Trudy Scheele-Gertsen, die in 1968 als jonge en ongetrouwde vrouw haar kind moest afstaan, en Bureau Clara Wichmann gaan in hoger beroep tegen de Staat. De rechter besloot eerder dat de Staat niet aansprakelijk was voor het leed dat Scheele-Gertsen en andere 'afstandsmoeders' is aangedaan.
Dat meldt Bureau Clara Wichmann (BCW), dat opkomt voor de rechten van vrouwen.
Maatschappelijke druk
Scheele-Gertsen legde de schuld voor haar leed bij de Raad voor de Kinderbescherming. De rechter oordeelde echter dat niet gezegd kan worden dat juist de raad onrechtmatig heeft gehandeld, omdat er ook grote maatschappelijke druk werd uitgeoefend op ongetrouwde moeders om afstand te doen van hun kind.

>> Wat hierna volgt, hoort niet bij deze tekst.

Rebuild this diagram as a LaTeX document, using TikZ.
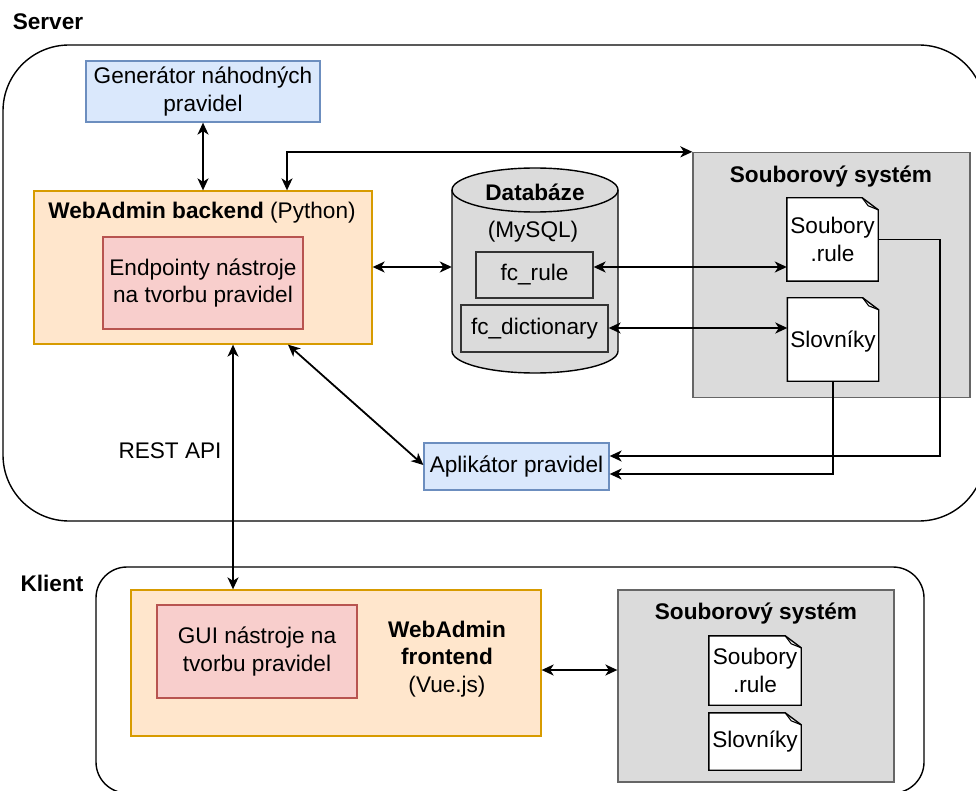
\documentclass[tikz,border=0pt]{standalone}
\usepackage{fontspec}
\setmainfont{Liberation Sans}
\usetikzlibrary{arrows.meta,calc}

\definecolor{blueF}{HTML}{DAE8FC}
\definecolor{blueS}{HTML}{6C8EBF}
\definecolor{orangeF}{HTML}{FFE6CC}
\definecolor{orangeS}{HTML}{D79B00}
\definecolor{redF}{HTML}{F8CECC}
\definecolor{redS}{HTML}{B85450}
\definecolor{grayF}{HTML}{DBDBDB}
\definecolor{grayS}{HTML}{666666}

\tikzset{
  ah/.tip={Stealth[length=12pt,width=11pt,inset=3.5pt]},
  box/.style={draw, line width=1.3pt, inner sep=0pt, align=center},
  bluebox/.style={box, fill=blueF, draw=blueS},
  orangebox/.style={box, fill=orangeF, draw=orangeS},
  redbox/.style={box, fill=redF, draw=redS},
  fsbox/.style={box, fill=grayF, draw=grayS},
  tablebox/.style={box, fill=grayF, draw=black!80},
  docnode/.style={inner sep=0pt, align=center},
  zone/.style={draw, line width=1.4pt},
  conn/.style={line width=1.8pt},
  txt/.style={inner sep=0pt, align=center},
}

% folded-corner document outline around a node
\newcommand{\docoutline}[1]{%
  \draw[line width=1.4pt, fill=white]
    (#1.north west) -- ([xshift=-16pt]#1.north east)
    -- ([yshift=-12pt]#1.north east) -- (#1.south east)
    -- (#1.south west) -- cycle;
  \draw[line width=1.1pt]
    ([xshift=-16pt]#1.north east) -- ([xshift=-10pt,yshift=-8pt]#1.north east)
    -- ([yshift=-12pt]#1.north east);
}

\begin{document}
\begin{tikzpicture}[x=1pt, y=-1pt, font=\fontsize{22.6pt}{27.5pt}\selectfont]
\useasboundingbox (0,0) rectangle (976,791);
\clip (0,0) rectangle (976,791);

% ---------- zones ----------
\node[zone, rounded corners=66pt, minimum width=982pt, minimum height=476pt] (server) at (494,283) {};
\node[txt, font=\fontsize{22.6pt}{27.5pt}\selectfont\bfseries] (serverlbl) at (48,22) {Server};

\node[zone, rounded corners=31pt, minimum width=828pt, minimum height=226pt] (klient) at (510,680) {};
\node[txt, font=\fontsize{22.6pt}{27.5pt}\selectfont\bfseries] (klientlbl) at (52,583) {Klient};

% ---------- server side ----------
\node[bluebox, minimum width=234pt, minimum height=61pt] (gen) at (203,91.5) {Generátor náhodných\\pravidel};

\node[orangebox, minimum width=338pt, minimum height=153pt] (backend) at (203,267.5) {};
\node[txt] (backendtitle) at (202,213) {\textbf{WebAdmin backend} (Python)};
\node[redbox, minimum width=200pt, minimum height=92pt] (endp) at (203,283) {Endpointy nástroje\\na tvorbu pravidel};

% database cylinder
\fill[grayF] (452,190) -- (452,351) arc[start angle=180, end angle=0, x radius=83, y radius=22]
  -- (618,190) arc[start angle=0, end angle=-180, x radius=83, y radius=22] -- cycle;
\draw[line width=1.4pt] (452,190) -- (452,351) arc[start angle=180, end angle=0, x radius=83, y radius=22] -- (618,190);
\draw[line width=1.4pt, fill=grayF] (535,190) ellipse[x radius=83, y radius=22];
\node[minimum width=166pt, minimum height=205pt, inner sep=0pt] (db) at (535,270.5) {};
\node[txt, font=\fontsize{22.6pt}{27.5pt}\selectfont\bfseries] (dbtitle) at (535,192) {Databáze};
\node[txt] (dbsub) at (533,232) {(MySQL)};
\node[tablebox, minimum width=117pt, minimum height=46pt] (fcrule) at (534.5,275) {fc\_rule};
\node[tablebox, minimum width=147pt, minimum height=47pt] (fcdict) at (534.5,328.5) {fc\_dictionary};

% server file system
\node[fsbox, minimum width=277pt, minimum height=245pt] (fs) at (831.5,275) {};
\node[txt, font=\fontsize{22.6pt}{27.5pt}\selectfont\bfseries] (fstitle) at (831,177) {Souborový systém};
\node[docnode, minimum width=91pt, minimum height=83pt] (soub) at (832.5,239.5) {};
\docoutline{soub}
\node[txt] at (soub) {Soubory\\.rule};
\node[docnode, minimum width=91pt, minimum height=83pt] (slov) at (833,339.5) {};
\docoutline{slov}
\node[txt] at ([yshift=-2pt]slov.center) {Slovníky};

\node[bluebox, minimum width=185pt, minimum height=47pt] (apl) at (516.5,466.5) {Aplikátor pravidel};

% ---------- client side ----------
\node[orangebox, minimum width=410pt, minimum height=146pt] (fe) at (336,663) {};
\node[redbox, minimum width=200pt, minimum height=93pt] (gui) at (257,651.5) {GUI nástroje na\\tvorbu pravidel};
\node[txt] (fetitle) at (447,659) {\textbf{WebAdmin}\\\textbf{frontend}\\(Vue.js)};

\node[fsbox, minimum width=276pt, minimum height=192pt] (fs2) at (756,686) {};
\node[txt, font=\fontsize{22.6pt}{27.5pt}\selectfont\bfseries] (fs2title) at (756,614) {Souborový systém};
\node[docnode, minimum width=92pt, minimum height=69pt] (soub2) at (755,670.5) {};
\docoutline{soub2}
\node[txt] at (soub2) {Soubory\\.rule};
\node[docnode, minimum width=92pt, minimum height=57pt] (slov2) at (755,741.5) {};
\docoutline{slov2}
\node[txt] at (slov2) {Slovníky};

% ---------- connectors ----------
\draw[conn, {ah}-{ah}] (gen.south) -- (backend.north);
\draw[conn, {ah}-{ah}] ([xshift=84pt]backend.north) |- (fs.north west);
\draw[conn, {ah}-{ah}] ([yshift=0.5pt]backend.east) -- ([yshift=0.5pt]backend.east -| db.west);
\draw[conn, {ah}-{ah}] ([yshift=8pt]fcrule.east) -- ([yshift=8pt]fcrule.east -| soub.west);
\draw[conn, {ah}-{ah}] ([yshift=0.5pt]fcdict.east) -- ([yshift=0.5pt]fcdict.east -| slov.west);
\draw[conn, -{ah}] (soub.east) -- ++(62,0) |- ([yshift=10.5pt]apl.east);
\draw[conn, -{ah}] (slov.south) |- ([yshift=-7.5pt]apl.east);
\draw[conn, {ah}-{ah}] ([xshift=85pt]backend.south) -- ([yshift=1.5pt]apl.west);
\draw[conn, {ah}-{ah}] ([xshift=30pt]backend.south) -- ([xshift=30pt]backend.south |- fe.north);
\node[txt] (rest) at (170,451) {REST API};
\draw[conn, {ah}-{ah}] ([yshift=-7pt]fe.east) -- ([yshift=-7pt]fe.east -| fs2.west);

\end{tikzpicture}
\end{document}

De kinderbescherming hielp weliswaar ongehuwde moeders niet om zelf hun kind op te voeden, maar dat was toen ook niet de taak van de raad, zei de rechter. Bovendien was mogelijk sprake van verjaring.
Bezwaar
Scheele-Gertsen en BCW tekenen vandaag bezwaar aan tegen die twee punten. Omdat het leed van deze vrouwen, hun kinderen en familieleden nog altijd voortduurt, kan volgens hen van verjaring geen sprake zijn.
"In de jaren 50 tot 80 was er sprake van een systeem van uitsluiting en onderdrukking van ongehuwde moeders. Een systeem dat zich erop richtte dat deze vrouwen afstand deden van hun kinderen. Juist toen had de overheid, specifiek de Raad voor de Kinderbescherming, deze vrouwen moeten beschermen tegen deze maatschappelijke, sociale en religieuze druk", zegt Linde Bryk van BCW.
"Wij leggen ons dan ook niet neer bij een verwijzing naar 'de tijdgeest' en zijn dus in hoger beroep gegaan."

Bevallen bij nonnen
Scheele-Gertsen was 22 jaar en niet getrouwd toen ze in 1968 een kind kreeg. Ze beviel bij de nonnen van de Paula Stichting in het Gelderse Oosterbeek.
Kort na de bevalling werd het jongetje bij haar vandaan gehaald. Het kind verbleef eerst bij de nonnen en werd later geadopteerd.
Pas in 2018 kwam Scheele-Gertsen met hem in contact. Tussen 1956 en 1984 overkwam ongeveer 15.000 vrouwen hetzelfde. Bureau Clara Wichmann had zich namens hen bij de zaak van Scheele-Gertsen aangesloten.